Over the past several years, people of Asian, African, Caribbean, and Hispanic descent have begun to fill the pews of the parish I serve; different cultures are forming one community, which is a beautiful thing to behold.
Sometimes, however, when different cultures meet, there is friction, fear, racism, and resentment. Instead of one community being formed, what results is an "us and them" type situation. One hears comments like: "They’re taking over our parish!" Thankfully, a better way for Catholics of different cultures to meet is suggested by the saint we celebrate today: St. Francis Xavier.
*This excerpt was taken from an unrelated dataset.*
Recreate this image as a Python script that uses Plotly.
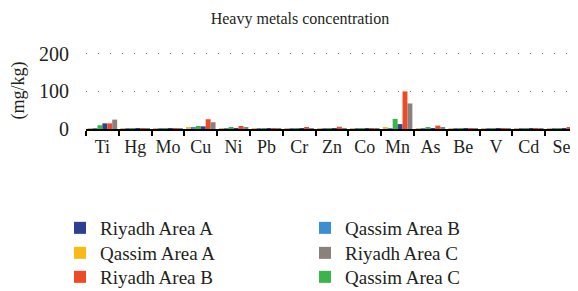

St. Francis Xavier was one of the first Jesuits nearly 500 years ago, and a missionary in Asia. Before journeying to Japan, he met a samurai who explained that the Japanese wouldn’t embrace Christianity overnight. Instead, they would wait to see if Francis practiced what he preached. He would need to be patient and respect the culture. St. Francis took this advice to heart. He attempted to learn Japanese, studied Japanese philosophy, and observed local customs, such as wearing a silken robe. His approach was richly blessed.
Whenever we encounter Catholics of different cultures, we would do well to follow the example of St. Francis Xavier. We can respect their languages and cultural norms; we can encourage their religious traditions and devotions; we can welcome them instead of dismissing them; we can be patient with them and with ourselves; and we can love them as the brothers and sisters that they are.